[BEGIN Supplied data]

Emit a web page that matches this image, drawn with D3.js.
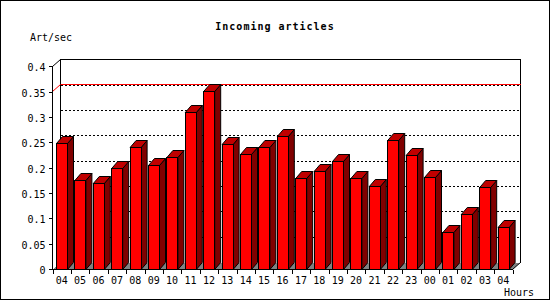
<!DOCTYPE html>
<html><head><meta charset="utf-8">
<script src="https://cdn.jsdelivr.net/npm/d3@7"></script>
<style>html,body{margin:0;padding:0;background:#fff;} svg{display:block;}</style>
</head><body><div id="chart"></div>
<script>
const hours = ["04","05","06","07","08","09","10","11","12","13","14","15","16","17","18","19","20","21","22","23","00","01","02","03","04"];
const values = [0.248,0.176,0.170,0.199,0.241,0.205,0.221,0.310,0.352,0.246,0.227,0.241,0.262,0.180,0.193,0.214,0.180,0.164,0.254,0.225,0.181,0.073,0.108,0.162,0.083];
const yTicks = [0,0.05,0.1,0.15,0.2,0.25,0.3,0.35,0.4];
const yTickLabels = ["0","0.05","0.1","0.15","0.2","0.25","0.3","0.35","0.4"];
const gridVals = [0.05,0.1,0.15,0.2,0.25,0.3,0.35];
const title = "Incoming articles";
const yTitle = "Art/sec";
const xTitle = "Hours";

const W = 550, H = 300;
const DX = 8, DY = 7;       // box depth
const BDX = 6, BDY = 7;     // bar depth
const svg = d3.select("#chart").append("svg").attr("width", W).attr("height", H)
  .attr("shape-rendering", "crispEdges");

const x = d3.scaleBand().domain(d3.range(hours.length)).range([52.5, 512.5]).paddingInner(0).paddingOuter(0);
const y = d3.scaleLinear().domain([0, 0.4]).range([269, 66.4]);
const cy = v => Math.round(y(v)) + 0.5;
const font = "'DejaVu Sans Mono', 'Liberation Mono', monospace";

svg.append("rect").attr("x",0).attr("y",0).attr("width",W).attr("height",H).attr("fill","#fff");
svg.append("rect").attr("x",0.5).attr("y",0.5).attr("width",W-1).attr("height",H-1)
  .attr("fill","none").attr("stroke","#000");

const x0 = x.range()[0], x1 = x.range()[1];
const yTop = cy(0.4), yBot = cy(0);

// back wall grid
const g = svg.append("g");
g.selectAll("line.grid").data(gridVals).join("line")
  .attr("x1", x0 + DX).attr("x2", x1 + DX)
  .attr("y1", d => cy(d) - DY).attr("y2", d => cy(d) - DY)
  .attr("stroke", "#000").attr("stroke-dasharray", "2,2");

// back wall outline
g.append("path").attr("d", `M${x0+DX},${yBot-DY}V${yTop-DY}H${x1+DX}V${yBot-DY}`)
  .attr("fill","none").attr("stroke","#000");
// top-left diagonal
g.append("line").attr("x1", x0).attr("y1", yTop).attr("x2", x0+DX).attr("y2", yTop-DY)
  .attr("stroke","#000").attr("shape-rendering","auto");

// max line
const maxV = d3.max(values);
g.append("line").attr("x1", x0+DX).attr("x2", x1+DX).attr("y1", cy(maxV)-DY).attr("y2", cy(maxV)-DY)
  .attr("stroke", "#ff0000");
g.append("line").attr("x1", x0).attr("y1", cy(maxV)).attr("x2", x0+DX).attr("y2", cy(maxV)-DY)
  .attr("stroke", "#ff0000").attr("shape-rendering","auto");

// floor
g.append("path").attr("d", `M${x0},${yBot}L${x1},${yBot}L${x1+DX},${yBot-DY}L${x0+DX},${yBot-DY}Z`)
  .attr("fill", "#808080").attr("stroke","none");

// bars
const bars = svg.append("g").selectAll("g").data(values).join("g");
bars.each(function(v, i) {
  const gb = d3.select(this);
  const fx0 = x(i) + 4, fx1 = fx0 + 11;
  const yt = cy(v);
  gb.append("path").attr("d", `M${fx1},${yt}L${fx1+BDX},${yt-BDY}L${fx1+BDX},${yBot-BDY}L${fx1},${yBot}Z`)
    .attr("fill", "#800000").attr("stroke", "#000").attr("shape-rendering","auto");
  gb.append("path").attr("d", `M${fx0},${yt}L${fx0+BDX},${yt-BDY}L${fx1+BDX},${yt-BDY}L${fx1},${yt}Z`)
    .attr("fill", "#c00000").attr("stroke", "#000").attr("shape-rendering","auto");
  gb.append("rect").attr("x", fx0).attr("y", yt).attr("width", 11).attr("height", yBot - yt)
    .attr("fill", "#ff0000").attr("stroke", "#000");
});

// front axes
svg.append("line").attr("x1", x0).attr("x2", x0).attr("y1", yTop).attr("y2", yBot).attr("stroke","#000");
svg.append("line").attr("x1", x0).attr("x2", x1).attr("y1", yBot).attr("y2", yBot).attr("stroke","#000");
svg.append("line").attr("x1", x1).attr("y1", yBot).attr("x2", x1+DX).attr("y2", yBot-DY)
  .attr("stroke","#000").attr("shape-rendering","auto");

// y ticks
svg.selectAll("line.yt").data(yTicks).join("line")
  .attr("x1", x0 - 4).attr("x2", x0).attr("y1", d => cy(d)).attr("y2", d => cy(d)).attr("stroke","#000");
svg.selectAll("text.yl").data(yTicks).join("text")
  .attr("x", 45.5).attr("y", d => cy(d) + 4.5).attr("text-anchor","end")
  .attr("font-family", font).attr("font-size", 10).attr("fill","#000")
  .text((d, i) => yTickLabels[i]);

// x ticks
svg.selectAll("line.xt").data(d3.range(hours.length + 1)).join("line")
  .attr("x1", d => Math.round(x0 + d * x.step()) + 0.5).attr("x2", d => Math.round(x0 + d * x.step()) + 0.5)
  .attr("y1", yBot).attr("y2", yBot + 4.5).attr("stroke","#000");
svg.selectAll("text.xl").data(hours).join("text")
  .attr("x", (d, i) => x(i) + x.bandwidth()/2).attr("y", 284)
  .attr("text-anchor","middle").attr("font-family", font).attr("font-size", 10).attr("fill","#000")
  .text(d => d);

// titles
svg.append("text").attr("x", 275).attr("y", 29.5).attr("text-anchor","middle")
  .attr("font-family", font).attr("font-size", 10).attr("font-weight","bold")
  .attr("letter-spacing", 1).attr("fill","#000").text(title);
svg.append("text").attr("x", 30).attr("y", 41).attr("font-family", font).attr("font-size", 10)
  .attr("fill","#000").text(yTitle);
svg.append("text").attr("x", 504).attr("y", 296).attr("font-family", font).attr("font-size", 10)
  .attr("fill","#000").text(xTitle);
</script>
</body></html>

[END Supplied data]

What you have to do
Search the data above for lines holding "this" and copy each of them.

The reply
Emit a web page that matches this image, drawn with D3.js.
  const gb = d3.select(this);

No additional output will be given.